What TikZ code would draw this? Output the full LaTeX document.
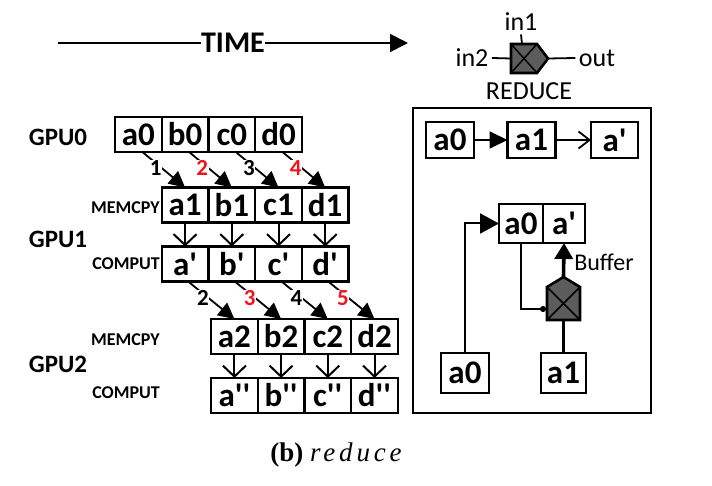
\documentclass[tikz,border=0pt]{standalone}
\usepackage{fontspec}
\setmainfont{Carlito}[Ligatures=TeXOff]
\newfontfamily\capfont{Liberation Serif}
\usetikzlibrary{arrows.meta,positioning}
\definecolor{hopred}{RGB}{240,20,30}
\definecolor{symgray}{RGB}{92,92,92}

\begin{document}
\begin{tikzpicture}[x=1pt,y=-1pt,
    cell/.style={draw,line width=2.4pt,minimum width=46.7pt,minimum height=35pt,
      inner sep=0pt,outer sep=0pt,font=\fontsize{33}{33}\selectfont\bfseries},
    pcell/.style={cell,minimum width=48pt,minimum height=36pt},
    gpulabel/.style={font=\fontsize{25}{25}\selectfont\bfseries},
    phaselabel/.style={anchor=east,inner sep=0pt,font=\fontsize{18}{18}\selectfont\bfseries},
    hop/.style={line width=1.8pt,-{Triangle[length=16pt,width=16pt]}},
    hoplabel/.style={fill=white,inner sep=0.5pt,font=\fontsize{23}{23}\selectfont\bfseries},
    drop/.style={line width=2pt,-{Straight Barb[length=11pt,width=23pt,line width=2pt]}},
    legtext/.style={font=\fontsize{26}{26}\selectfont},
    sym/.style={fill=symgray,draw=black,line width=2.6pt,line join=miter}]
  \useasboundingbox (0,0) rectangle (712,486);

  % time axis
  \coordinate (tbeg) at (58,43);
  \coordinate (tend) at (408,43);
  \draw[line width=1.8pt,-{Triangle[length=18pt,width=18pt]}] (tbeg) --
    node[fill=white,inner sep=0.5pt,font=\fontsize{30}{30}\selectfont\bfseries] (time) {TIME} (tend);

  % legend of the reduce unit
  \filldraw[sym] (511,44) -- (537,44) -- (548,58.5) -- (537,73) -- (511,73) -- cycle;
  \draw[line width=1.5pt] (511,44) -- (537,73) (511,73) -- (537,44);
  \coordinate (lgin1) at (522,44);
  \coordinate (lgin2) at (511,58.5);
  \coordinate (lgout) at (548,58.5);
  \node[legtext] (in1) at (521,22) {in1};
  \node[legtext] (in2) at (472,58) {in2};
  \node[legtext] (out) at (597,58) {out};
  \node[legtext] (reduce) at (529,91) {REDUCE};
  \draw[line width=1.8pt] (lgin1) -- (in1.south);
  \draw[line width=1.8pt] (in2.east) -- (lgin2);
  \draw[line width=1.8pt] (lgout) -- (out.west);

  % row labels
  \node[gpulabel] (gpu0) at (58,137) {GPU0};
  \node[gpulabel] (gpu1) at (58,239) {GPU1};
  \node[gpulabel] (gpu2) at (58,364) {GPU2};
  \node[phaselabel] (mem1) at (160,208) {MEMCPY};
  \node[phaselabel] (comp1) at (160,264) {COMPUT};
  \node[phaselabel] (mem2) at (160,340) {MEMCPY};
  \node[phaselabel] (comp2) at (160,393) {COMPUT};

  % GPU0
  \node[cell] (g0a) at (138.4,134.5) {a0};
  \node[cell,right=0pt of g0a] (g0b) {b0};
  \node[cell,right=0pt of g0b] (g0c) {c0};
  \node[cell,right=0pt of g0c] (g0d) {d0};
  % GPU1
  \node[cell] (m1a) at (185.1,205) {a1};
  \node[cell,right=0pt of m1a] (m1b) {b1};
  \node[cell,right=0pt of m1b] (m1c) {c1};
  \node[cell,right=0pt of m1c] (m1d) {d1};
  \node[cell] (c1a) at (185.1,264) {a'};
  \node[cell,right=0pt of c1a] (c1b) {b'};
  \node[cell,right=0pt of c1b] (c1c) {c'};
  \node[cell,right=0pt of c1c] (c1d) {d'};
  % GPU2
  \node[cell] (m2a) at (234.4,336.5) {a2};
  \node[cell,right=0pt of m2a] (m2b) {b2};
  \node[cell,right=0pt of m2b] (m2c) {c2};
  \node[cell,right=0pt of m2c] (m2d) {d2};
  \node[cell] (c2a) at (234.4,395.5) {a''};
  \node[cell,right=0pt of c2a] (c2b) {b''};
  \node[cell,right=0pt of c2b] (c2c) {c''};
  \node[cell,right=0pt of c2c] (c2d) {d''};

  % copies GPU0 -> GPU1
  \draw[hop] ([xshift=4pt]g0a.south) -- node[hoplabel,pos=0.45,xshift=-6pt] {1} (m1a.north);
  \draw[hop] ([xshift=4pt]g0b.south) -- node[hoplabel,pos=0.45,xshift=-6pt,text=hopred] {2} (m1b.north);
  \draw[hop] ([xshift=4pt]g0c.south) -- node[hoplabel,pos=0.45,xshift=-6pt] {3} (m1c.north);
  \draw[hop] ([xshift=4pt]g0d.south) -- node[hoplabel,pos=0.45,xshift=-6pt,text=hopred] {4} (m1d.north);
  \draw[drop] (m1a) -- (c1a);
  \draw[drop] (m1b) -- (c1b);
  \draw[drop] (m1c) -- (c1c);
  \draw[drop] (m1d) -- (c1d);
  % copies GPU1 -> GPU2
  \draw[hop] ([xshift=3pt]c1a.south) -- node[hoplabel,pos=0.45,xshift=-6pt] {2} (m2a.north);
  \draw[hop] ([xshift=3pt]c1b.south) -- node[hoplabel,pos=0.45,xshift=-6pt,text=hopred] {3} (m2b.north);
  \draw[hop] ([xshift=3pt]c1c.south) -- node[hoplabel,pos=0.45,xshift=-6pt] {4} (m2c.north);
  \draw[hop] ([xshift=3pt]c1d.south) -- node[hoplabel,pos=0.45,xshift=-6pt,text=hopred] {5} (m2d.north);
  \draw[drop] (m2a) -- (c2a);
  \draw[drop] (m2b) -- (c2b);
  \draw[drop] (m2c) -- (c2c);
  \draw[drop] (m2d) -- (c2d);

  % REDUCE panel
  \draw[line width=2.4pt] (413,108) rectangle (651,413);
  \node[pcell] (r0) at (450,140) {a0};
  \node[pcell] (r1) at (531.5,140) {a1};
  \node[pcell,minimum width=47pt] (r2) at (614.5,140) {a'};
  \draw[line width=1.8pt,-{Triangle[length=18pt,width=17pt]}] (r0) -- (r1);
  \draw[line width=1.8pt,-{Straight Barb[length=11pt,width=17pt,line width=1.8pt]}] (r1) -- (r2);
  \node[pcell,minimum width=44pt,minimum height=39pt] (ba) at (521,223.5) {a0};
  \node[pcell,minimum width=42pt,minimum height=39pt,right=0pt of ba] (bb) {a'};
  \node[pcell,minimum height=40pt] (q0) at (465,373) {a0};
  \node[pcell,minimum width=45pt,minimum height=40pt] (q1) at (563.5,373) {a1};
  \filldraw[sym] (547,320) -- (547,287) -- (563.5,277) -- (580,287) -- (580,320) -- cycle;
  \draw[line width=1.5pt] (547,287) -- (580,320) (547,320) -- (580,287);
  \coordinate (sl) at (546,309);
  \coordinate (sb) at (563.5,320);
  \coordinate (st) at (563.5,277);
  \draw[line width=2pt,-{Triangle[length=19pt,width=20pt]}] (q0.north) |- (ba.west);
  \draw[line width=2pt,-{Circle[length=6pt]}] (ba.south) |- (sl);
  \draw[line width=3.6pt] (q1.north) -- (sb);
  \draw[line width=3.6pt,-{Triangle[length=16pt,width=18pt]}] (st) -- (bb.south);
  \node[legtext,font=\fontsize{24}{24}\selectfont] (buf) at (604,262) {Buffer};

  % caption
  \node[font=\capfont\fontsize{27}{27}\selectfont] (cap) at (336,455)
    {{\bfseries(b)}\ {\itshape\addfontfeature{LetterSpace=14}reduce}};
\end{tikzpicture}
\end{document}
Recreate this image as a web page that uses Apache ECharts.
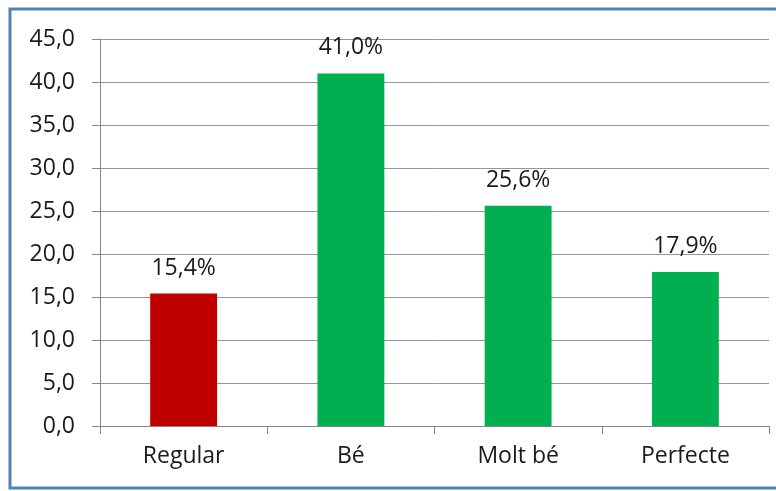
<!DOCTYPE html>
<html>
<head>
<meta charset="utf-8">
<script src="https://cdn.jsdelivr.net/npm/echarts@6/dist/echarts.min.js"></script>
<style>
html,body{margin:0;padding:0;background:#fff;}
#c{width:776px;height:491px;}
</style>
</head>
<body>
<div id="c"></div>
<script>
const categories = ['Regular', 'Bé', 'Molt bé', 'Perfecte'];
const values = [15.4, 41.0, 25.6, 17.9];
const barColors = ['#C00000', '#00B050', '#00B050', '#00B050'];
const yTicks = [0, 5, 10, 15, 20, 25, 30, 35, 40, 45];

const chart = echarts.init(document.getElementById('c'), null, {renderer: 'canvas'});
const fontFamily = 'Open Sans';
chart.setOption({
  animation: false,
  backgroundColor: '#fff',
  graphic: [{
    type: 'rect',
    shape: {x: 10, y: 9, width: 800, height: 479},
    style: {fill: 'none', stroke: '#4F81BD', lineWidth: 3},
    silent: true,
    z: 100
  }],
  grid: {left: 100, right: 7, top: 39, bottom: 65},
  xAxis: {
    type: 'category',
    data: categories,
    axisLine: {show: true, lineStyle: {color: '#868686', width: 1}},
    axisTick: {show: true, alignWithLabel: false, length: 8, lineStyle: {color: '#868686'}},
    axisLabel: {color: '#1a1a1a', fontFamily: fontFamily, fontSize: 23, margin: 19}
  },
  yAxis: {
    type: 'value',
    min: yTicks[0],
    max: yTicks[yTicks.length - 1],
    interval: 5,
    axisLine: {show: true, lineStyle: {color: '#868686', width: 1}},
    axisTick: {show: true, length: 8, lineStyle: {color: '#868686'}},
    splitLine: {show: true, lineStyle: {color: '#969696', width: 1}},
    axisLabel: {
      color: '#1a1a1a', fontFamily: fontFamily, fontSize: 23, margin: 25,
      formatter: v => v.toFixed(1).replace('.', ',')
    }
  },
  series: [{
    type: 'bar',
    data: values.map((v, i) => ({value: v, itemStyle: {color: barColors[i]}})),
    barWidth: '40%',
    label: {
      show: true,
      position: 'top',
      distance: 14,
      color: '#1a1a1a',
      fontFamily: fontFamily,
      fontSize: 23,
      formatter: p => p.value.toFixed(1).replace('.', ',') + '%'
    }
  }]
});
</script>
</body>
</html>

--------------------------------

● **Problem requirements**
Using the records above, gather all lines where the string "this" is present.

● **Complete answer**
What TikZ code would draw this? Output the full LaTeX document.
Recreate this image as a web page that uses Apache ECharts.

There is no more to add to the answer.